The tax preferences we intend to stimulate investments instead stimulate Asset Bubbles. We deplete our treasury and debase our democracy bribing the rich – to no productive effect.
I perceive a need for fundamental structural reform of our tax code – starting with critical examination of the misguided preferential tax treatment that over-burdens our working middle class at the same time it distorts investment decisions. It is easy to understand preferential tax treatment of investment income as self-interest among influential key campaign contributors who now hold sway over our political class – but I dispute it as sound economic logic. If it is not possible to justify preferential treatment of the already privileged as a matter of economic efficiency and thereby a greater societal good, and I believe it objectively is not, then the starting point for comprehensive tax reform should be examination and elimination of those preferences – at least among those for whom such preferences are an unnecessary subsidy, not an effective incentive.
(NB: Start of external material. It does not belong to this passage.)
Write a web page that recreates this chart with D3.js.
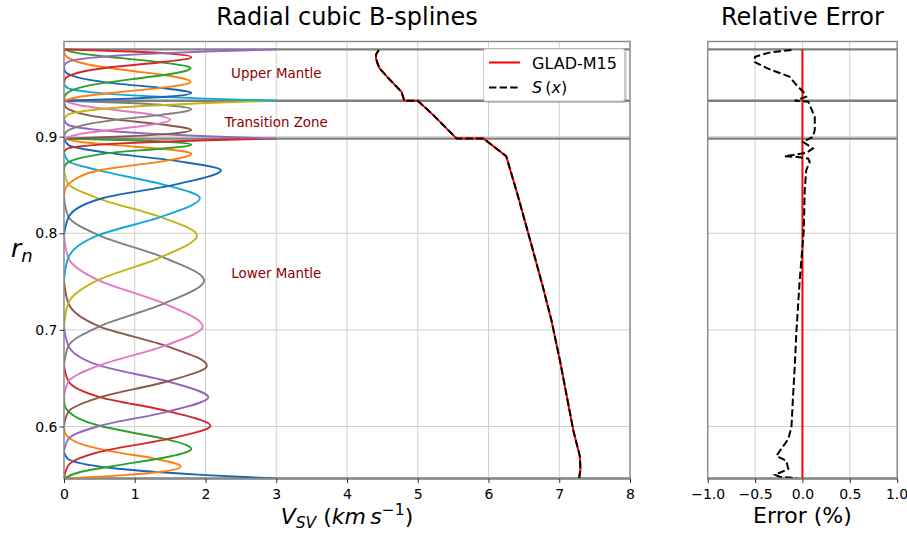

There is of course merit in policies that encourage and assist our struggling working classes to save for the future. But today the benefits we shower upon our investment class require us to impose higher tax burdens upon our working class – thereby obstructing savings where they most need to be encouraged. If we equalized effective tax rates between labor and investments we could reduce both our budget deficit and the tax rate on earned income. Reducing the marginal tax rate on earned income and putting more discretionary income in the hands of laborers would be a far more effective method of stimulating savings where we most need it – than continuing to siphon money from the middle class into the hands of current wealth-holders.